Wednesday, December 25, 2013
The Fischer Impact
Susan Polgar: Remembering a chess champion, the late Bobby Fischer
On Jan. 17, 2008, Bobby Fischer, one of the greatest chess players in history, passed away at the age of 64 in Reykjavik, Iceland, just as the number of squares on a chess board.
I received many questions about Bobby. Here are some selected ones.
Question: How did you meet Bobby Fischer?
Answer: In 1992, Bobby played his second match against Boris Spassky in Yugoslavia and was unable to return to the U.S. because of his defiance of economic sanctions. The organizer Janos Kubat arranged for my family to visit Bobby at a hotel in Yugoslavia, near the border of Hungary, in order to convince him to go to Hungary rather than being in a cramped hotel room in a small Yugoslavian village.
Bobby expressed his wish to meet me, but unfortunately I was in Peru at that time. I accompanied my family on the following visit and eventually the idea of moving to Hungary became more attractive to Bobby.
Just to be sure everything was OK, we asked the border guards if Fischer could enter Hungary and they had no objection. With that assurance, Bobby moved to Hungary. At one point, he stayed in our summer home, which is about one hour from Budapest. He was accompanied by GM Eugenio Torre from the Philippines and his bodyguard.
Question: Did you play chess with Fischer while he was in Hungary?
Answer: Yes, I played many Fischer-random blitz games with him and we also analyzed a lot. I won some and lost some. Overall, I did well.
It was one of the most fascinating experiences in my professional chess career. He was still a very strong player and his knowledge for chess was phenomenal.
Question: What is your opinion of Fischer?
Answer: Well, I have mixed feelings. I respect his chess ability a great deal. He is one of the greatest world champions and is certainly in the same class as Kasparov and Capablanca, etc.
Most importantly, his incredible impact is unrivaled. He transformed the game and created serious interest in the mainstream media. The Fischer Boom revolutionized chess in America and around the world. Look at how popular he remains, more than 40 years after his 1972 match with Boris Spassky. Thousands of articles have been published about his death recently.
He was very friendly to me on a personal level. I enjoyed playing and analyzing with him. He was truly a genius on the chess board.

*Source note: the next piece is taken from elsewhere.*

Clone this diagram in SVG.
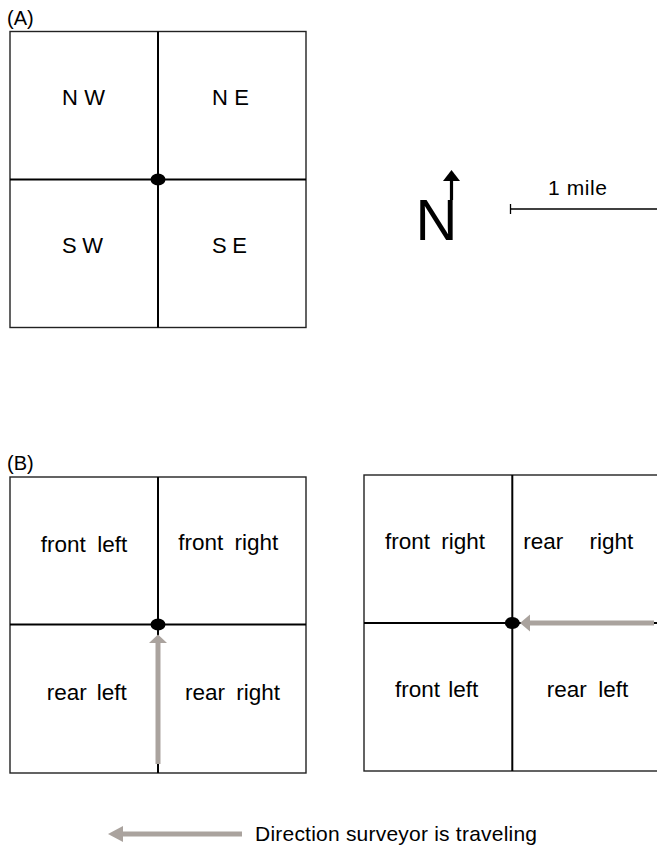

On the other hand, he had very strong views that we all know about. I disagree with these views and even tried to change his mind. However, that does not diminish my admiration and respect for his chess. These are two totally separate issues.
Question: If Bobby played against Karpov in 1975, do you think he would have won?
Answer: I spoke to Boris Spassky about this same issue and he believes that Bobby would have won in 1975, but that Anatoly would have won the rematch.
However, Garry Kasparov has a different viewpoint. He believes that Anatoly would have won in 1975 and supports this opinion by demonstrating the quality of their games at that time. This is what that makes chess so interesting. From all of the people I spoke to, the opinions split right down the middle with a small edge for Bobby.
I think it would have been very close. However, Bobby would have had a small edge due to his greater experience at that time.
Question: Is it true that there were discussions about a match between you and Bobby?
Answer: Yes, but obviously it did not happen. There were also discussions about a match between Bobby and my baby sister Judit. That did not happen either.
I would have loved to play a Fischer-random match against Bobby. I would also love to play matches against the great world champions such as Bobby Fischer, Garry Kasparov and Anatoly Karpov. I think it would be great for chess. A few years ago, I did play two six game matches against Karpov, the man who succeeded Fischer as World Chess Champion and won more tournaments than anyone in history. We tied 3-3 in both matches.